The Fed also said it would launch three new lending facilities, including the crisis-era Term Asset-Backed Securities Lending Facility, or TALF, which the central bank in 2008 used to support consumer and business credit markets. The Fed will lend money to investors to buy securities backed by credit-card loans and other consumer debt.
The central bank announced plans for two lending facilities to support corporate credit markets. One will lend to investment-grade companies and provide bridge financing of four years, while a second will buy corporate bonds issued by highly rated companies and U.S.-listed exchange-traded funds in the investment-grated corporate-bond market.
Those three facilities are designed to support $300 billion in new financing, and the Treasury Department will cover $30 billion in losses.
The Fed expanded two others it unveiled last week to include additional classes of municipal debt and said it would lower the pricing on one of those, the Commercial Paper Funding Facility.
The Fed also said it would soon roll out a Main Street Business Lending Program that will support lending to eligible small and midsize businesses.
Such a program is likely to depend on additional money from the Treasury Department, and the Fed didn't provide details about it on Monday.
The Trump administration and Senate Republicans proposed on Sunday providing $425 billion to the U.S. Treasury that could be used to capitalize new or existing lending programs run by the central bank, though the bill hit a procedural roadblock after Democrats said it needed to more to aid individuals facing unemployment or lack of income.
Fed Chairman Jerome Powell moved quickly to throw at last week's market carnage a series of tools the central bank developed during the 2008 crisis. "The Fed has done almost everything in its power.

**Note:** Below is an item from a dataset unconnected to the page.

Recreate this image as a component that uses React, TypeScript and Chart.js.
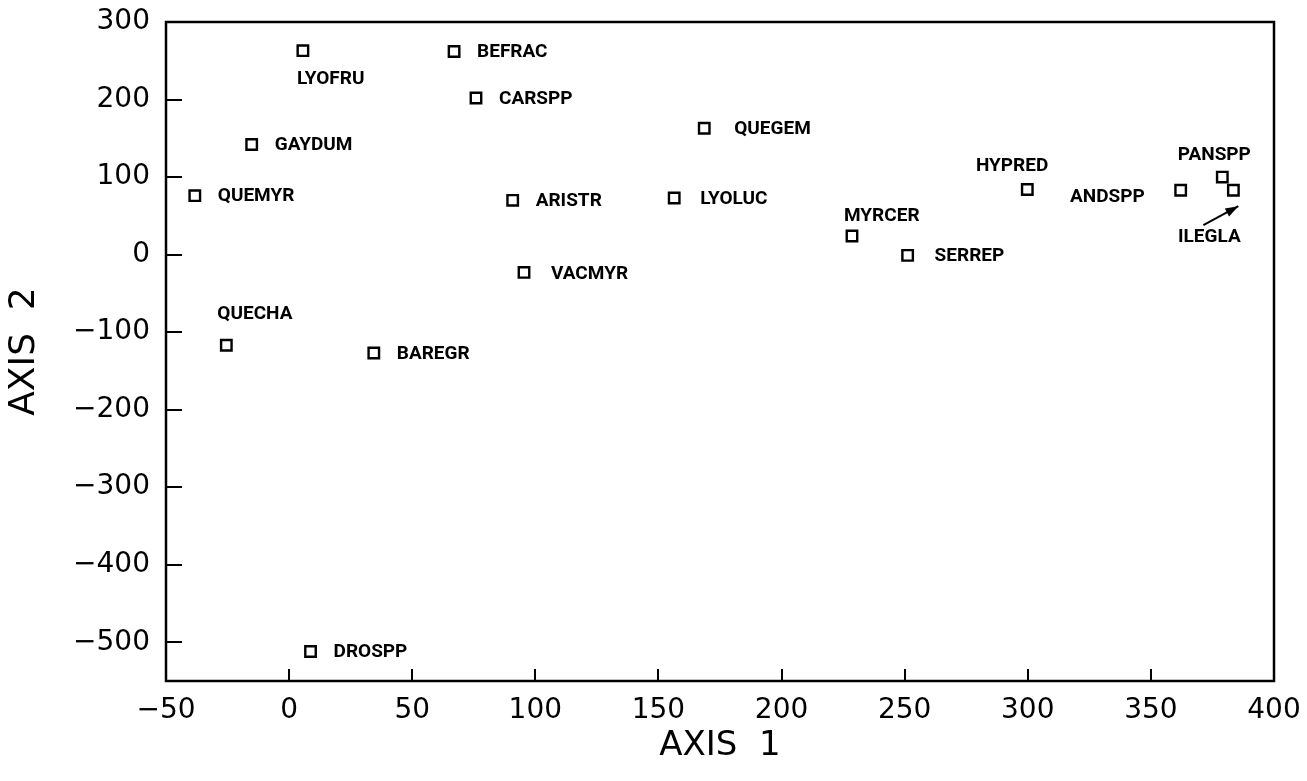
import React, { useEffect, useRef } from "react";
import { Chart, registerables } from "chart.js";

Chart.register(...registerables);

// Species ordination scores (axis 1, axis 2)
const speciesCodes = [
  "QUEMYR", "GAYDUM", "LYOFRU", "BEFRAC", "CARSPP", "QUEGEM",
  "ARISTR", "LYOLUC", "VACMYR", "MYRCER", "SERREP", "HYPRED",
  "ANDSPP", "PANSPP", "ILEGLA", "QUECHA", "BAREGR", "DROSPP",
];
const axis1Scores = [
  -38.3, -15.2, 5.6, 67, 75.9, 168.6,
  90.8, 156.4, 95.4, 228.6, 251.2, 299.8,
  362.1, 379.0, 383.5, -25.5, 34.4, 8.7,
];
const axis2Scores = [
  76, 142, 263, 262, 202, 163,
  70, 73, -23, 24, -1, 84,
  83, 100, 83, -117, -127, -512,
];

const xTickValues = [-50, 0, 50, 100, 150, 200, 250, 300, 350, 400];
const yTickValues = [300, 200, 100, 0, -100, -200, -300, -400, -500];

const AXIS_FONT = "'DejaVu Sans', sans-serif";
const LABEL_FONT = "bold 19px Roboto, 'Liberation Sans', sans-serif";

// tick text with a true minus sign
const fmtTick = (v: number | string) => String(v).replace("-", "\u2212");

type Placement = { dx: number; dy: number; align: CanvasTextAlign };

// Where each species code sits relative to its marker (pixels)
const defaultPlacement: Placement = { dx: 23, dy: 1, align: "left" };
const labelPlacement: Record<string, Placement> = {
  LYOFRU: { dx: -6, dy: 29, align: "left" },
  QUEGEM: { dx: 30, dy: 1, align: "left" },
  LYOLUC: { dx: 26, dy: 1, align: "left" },
  VACMYR: { dx: 27, dy: 2, align: "left" },
  SERREP: { dx: 27, dy: 1, align: "left" },
  MYRCER: { dx: -8, dy: -20, align: "left" },
  HYPRED: { dx: 21, dy: -23, align: "right" },
  ANDSPP: { dx: -36, dy: 7, align: "right" },
  PANSPP: { dx: -8, dy: -22, align: "center" },
  ILEGLA: { dx: -24, dy: 47, align: "center" },
  QUECHA: { dx: -9, dy: -31, align: "left" },
};

const frameAndLabels = {
  id: "frameAndLabels",
  afterDatasetsDraw(chart: any) {
    const { ctx, chartArea } = chart;
    ctx.save();
    // plot frame
    ctx.strokeStyle = "#000";
    ctx.lineWidth = 2.5;
    ctx.strokeRect(
      chartArea.left,
      chartArea.top,
      chartArea.right - chartArea.left,
      chartArea.bottom - chartArea.top
    );

    // species labels
    const meta = chart.getDatasetMeta(0);
    ctx.font = LABEL_FONT;
    ctx.fillStyle = "#000";
    ctx.textBaseline = "middle";
    meta.data.forEach((el: any, i: number) => {
      const name = speciesCodes[i];
      const p = labelPlacement[name] ?? defaultPlacement;
      ctx.textAlign = p.align;
      ctx.fillText(name, el.x + p.dx, el.y + p.dy);
      if (name === "ILEGLA") {
        // pointer from the label up to the crowded marker
        const tx = el.x - 30, ty = el.y + 35;
        const hx = el.x + 5, hy = el.y + 16;
        const ang = Math.atan2(hy - ty, hx - tx);
        ctx.lineWidth = 2;
        ctx.beginPath();
        ctx.moveTo(tx, ty);
        ctx.lineTo(hx, hy);
        ctx.stroke();
        const len = 13, half = 4.5;
        ctx.beginPath();
        ctx.moveTo(hx, hy);
        ctx.lineTo(
          hx - len * Math.cos(ang) + half * Math.sin(ang),
          hy - len * Math.sin(ang) - half * Math.cos(ang)
        );
        ctx.lineTo(
          hx - len * Math.cos(ang) - half * Math.sin(ang),
          hy - len * Math.sin(ang) + half * Math.cos(ang)
        );
        ctx.closePath();
        ctx.fill();
      }
    });
    ctx.restore();
  },
};

export default function App() {
  const canvasRef = useRef<HTMLCanvasElement | null>(null);

  useEffect(() => {
    if (!canvasRef.current) return;
    const points = speciesCodes.map((_, i) => ({ x: axis1Scores[i], y: axis2Scores[i] }));
    const chart = new Chart(canvasRef.current, {
      type: "scatter",
      data: {
        datasets: [
          {
            label: "Species",
            data: points,
            pointStyle: "rect",
            pointRadius: 7.4,
            pointBorderWidth: 2.4,
            pointBorderColor: "#000",
            pointBackgroundColor: "rgba(0,0,0,0)",
          },
        ],
      },
      options: {
        animation: false,
        responsive: true,
        maintainAspectRatio: false,
        events: [],
        layout: { padding: { left: 0, top: 22, right: 33, bottom: 0 } },
        plugins: {
          legend: { display: false },
          tooltip: { enabled: false },
        },
        scales: {
          x: {
            type: "linear",
            min: -50,
            max: 400,
            afterBuildTicks: (scale: any) => {
              scale.ticks = xTickValues.map((v) => ({ value: v }));
            },
            afterFit: (scale: any) => {
              scale.height = 100;
              scale.paddingLeft = 0;
              scale.paddingRight = 0;
            },
            border: { display: false },
            grid: {
              drawOnChartArea: false,
              drawTicks: true,
              tickLength: -12,
              color: "#000",
              lineWidth: 2,
            },
            ticks: {
              color: "#000",
              padding: 28,
              maxRotation: 0,
              autoSkip: false,
              callback: (v: any) => fmtTick(v),
              font: { family: AXIS_FONT, size: 28, lineHeight: 1 },
            },
            title: {
              display: true,
              text: "AXIS  1",
              color: "#000",
              font: { family: AXIS_FONT, size: 34, lineHeight: 1 },
              padding: { top: 0, bottom: 18 },
            },
          },
          y: {
            type: "linear",
            min: -550,
            max: 300,
            afterBuildTicks: (scale: any) => {
              scale.ticks = yTickValues.map((v) => ({ value: v }));
            },
            afterFit: (scale: any) => {
              scale.width = 166;
              scale.paddingTop = 0;
              scale.paddingBottom = 0;
            },
            border: { display: false },
            grid: {
              drawOnChartArea: false,
              drawTicks: true,
              tickLength: -16,
              color: "#000",
              lineWidth: 2,
            },
            ticks: {
              color: "#000",
              padding: 32,
              autoSkip: false,
              callback: (v: any) => fmtTick(v),
              font: { family: AXIS_FONT, size: 28, lineHeight: 1 },
            },
            title: {
              display: true,
              text: "AXIS  2",
              color: "#000",
              font: { family: AXIS_FONT, size: 36, lineHeight: 1 },
              padding: { top: 7, bottom: 0 },
            },
          },
        },
      },
      plugins: [frameAndLabels],
    });
    return () => chart.destroy();
  }, []);

  return (
    <div
      style={{
        position: "fixed",
        left: 0,
        top: 0,
        width: 1307,
        height: 781,
        background: "#fff",
      }}
    >
      <canvas ref={canvasRef} />
    </div>
  );
}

They are rolling this stuff out as fast as they can," said Scott Minerd, chief investment officer at money manager Guggenheim Partners LLC.
The Fed cut its benchmark rate to near zero and said it would purchase at least $700 billion in Treasury and mortgage securities. It quickly bought hundreds of billions of securities, prompting Monday's announcement to clarify that there were no caps on potential purchases.

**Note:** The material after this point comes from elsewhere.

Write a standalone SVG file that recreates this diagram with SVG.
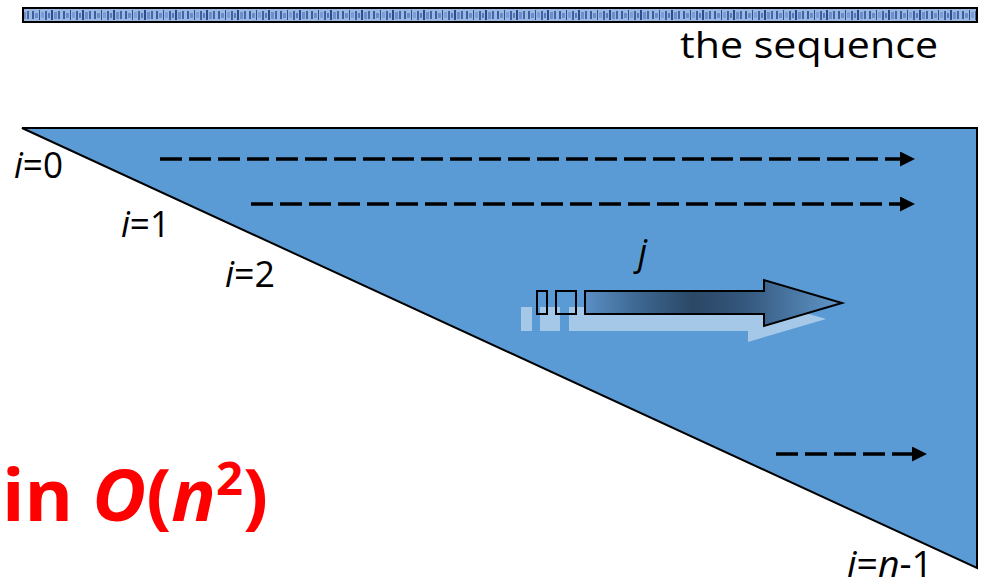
<svg xmlns="http://www.w3.org/2000/svg" width="982" height="583" viewBox="0 0 982 583">
<style>
.lbl{font-family:"Open Sans","Noto Sans","Liberation Sans",sans-serif;font-size:36px;fill:#000}
.it{font-style:italic}
.dash{stroke:#000;stroke-width:3.5;stroke-dasharray:22 7;fill:none}
.big{font-family:"Open Sans","Noto Sans","Liberation Sans",sans-serif;font-weight:bold;font-size:72px;fill:#ff0000}
</style>
<defs>
<marker id="ah" markerUnits="userSpaceOnUse" markerWidth="16" markerHeight="16" refX="0" refY="7.5" orient="auto">
<path d="M0,0 L15,7.5 L0,15 z" fill="#000"/>
</marker>
<linearGradient id="gj" x1="0" y1="0" x2="1" y2="0">
<stop offset="0" stop-color="#5b8fc5"/>
<stop offset="0.2" stop-color="#3e6893"/>
<stop offset="0.42" stop-color="#2b4866"/>
<stop offset="0.62" stop-color="#34577d"/>
<stop offset="1" stop-color="#6198cb"/>
</linearGradient>
<pattern id="seq" x="0" y="9" width="31" height="12" patternUnits="userSpaceOnUse">
<rect width="31" height="12" fill="#9bb8e2"/>
<rect x="1" y="2" width="2" height="8" fill="#3a5f9e"/>
<rect x="4" y="4" width="3" height="5" fill="#6a8cc9"/>
<rect x="8" y="1" width="1" height="10" fill="#2f508f"/>
<rect x="10" y="3" width="3" height="6" fill="#7c9dd6"/>
<rect x="14" y="2" width="2" height="9" fill="#3d62a3"/>
<rect x="17" y="4" width="2" height="5" fill="#5677b8"/>
<rect x="20" y="1" width="2" height="10" fill="#2c4d8c"/>
<rect x="23" y="3" width="3" height="7" fill="#6d90cc"/>
<rect x="27" y="2" width="2" height="8" fill="#4465a6"/>
</pattern>
</defs>

<g id="sequence">
<rect x="23" y="8" width="954" height="14" fill="url(#seq)" stroke="#000" stroke-width="2"/>
<text class="lbl" x="680" y="58" font-size="35" textLength="258" lengthAdjust="spacingAndGlyphs">the sequence</text>
</g>

<g id="matrix">
<polygon points="22,128 977,128 977,568" fill="#5b9bd5" stroke="#000" stroke-width="2" stroke-linejoin="miter"/>
</g>

<g id="labels">
<text class="lbl" x="14" y="178" textLength="49" lengthAdjust="spacingAndGlyphs"><tspan class="it">i</tspan>=0</text>
<text class="lbl" x="121" y="237" textLength="49" lengthAdjust="spacingAndGlyphs"><tspan class="it">i</tspan>=1</text>
<text class="lbl" x="225" y="287" textLength="50" lengthAdjust="spacingAndGlyphs"><tspan class="it">i</tspan>=2</text>
<text class="lbl" x="847" y="577" font-size="34" textLength="86" lengthAdjust="spacingAndGlyphs"><tspan class="it">i</tspan>=<tspan class="it">n</tspan>-1</text>
</g>

<g id="connectors">
<line class="dash" x1="160" y1="159" x2="900" y2="159" marker-end="url(#ah)"/>
<line class="dash" x1="251" y1="204" x2="900" y2="204" marker-end="url(#ah)"/>
<line class="dash" x1="776" y1="454" x2="912" y2="454" marker-end="url(#ah)"/>
</g>

<g id="j-arrow">
<g fill="#ffffff" fill-opacity="0.45">
<rect x="521" y="307" width="11" height="24"/>
<rect x="540" y="307" width="20" height="24"/>
<path d="M569,307 L748,307 L748,296 L826,319 L748,342 L748,331 L569,331 z"/>
</g>
<rect x="537" y="291" width="10" height="23" fill="none" stroke="#000" stroke-width="2"/>
<rect x="556" y="291" width="20" height="23" fill="none" stroke="#000" stroke-width="2"/>
<path d="M585,291 L764,291 L764,280 L842,303 L764,326 L764,314 L585,314 z" fill="url(#gj)" stroke="#000" stroke-width="2" stroke-linejoin="miter"/>
<text class="lbl it" x="638" y="265" font-size="38">j</text>
</g>

<g id="complexity">
<text class="big" x="2" y="521" textLength="266" lengthAdjust="spacingAndGlyphs">in <tspan font-style="italic">O</tspan>(<tspan font-style="italic">n</tspan><tspan font-size="46" dy="-26">2</tspan><tspan dy="26">)</tspan></text>
</g>
</svg>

The Fed also launched a series of lending facilities last week. One aims to unclog dysfunctional markets for short-term corporate IOUs called commercial paper. The central bank said that Commercial Paper Funding Facility would now be open to include high-quality debt issued by municipalities.
A second program launched last week allows approved dealers of U.S. government debt to borrow against some stocks, municipal debt and highly-rated corporate bonds.
And a third seeks to prevent runs on money-market funds, which investors generally treat as safe as cash. The Fed expanded this program to include certain municipal money-market funds on Friday, and on Monday it said it would include a wider range of securities, including municipal variable-rate demand notes and bank certificates of deposit.
While the Fed is barred from buying private-sector assets or longer-dated municipal debt, it can invoke "unusual and exigent" circumstances to lend against these assets in so-called 13(3) facilities, so named for the section of its charter that grants these authorities. These programs require the approval of the Treasury secretary, and the Treasury kicked in $10 billion each in two of them to cover credit losses.
This is where the proposal from Congress to provide $425 billion to the Treasury could play a big role because it would allow the Fed to support riskier types of financing, for example in corporate, small-business and municipal funding markets, without having to be as concerned with bearing credit losses.
Funding from Congress would also provide a clear signal of the political system's eagerness for the Fed to step up its action. This political cover is important because after the Fed used its 13(3) powers in 2008 to enable unpopular bailouts, Congress placed restrictions on how the Fed could use those powers.
"If it comes to fruition, this would be very powerful because $425 billion in loss protection is enormous," said Roberto Perli, a former Fed economist who is now an analyst at research firm Cornerstone Macro.
Officials involved in the 2008 crisis response have been discussing ways to design a Fed facility in which participant banks would make unsecured loans to midsize corporate and small-business customers at a low upfront rate that could be sold to the facility.
"I wouldn't rule out anything at this point," said Philadelphia Fed President Patrick Harker in an interview last week. "We need to be creative and collaborative with our colleagues in the administration, and Congress to come up with solutions."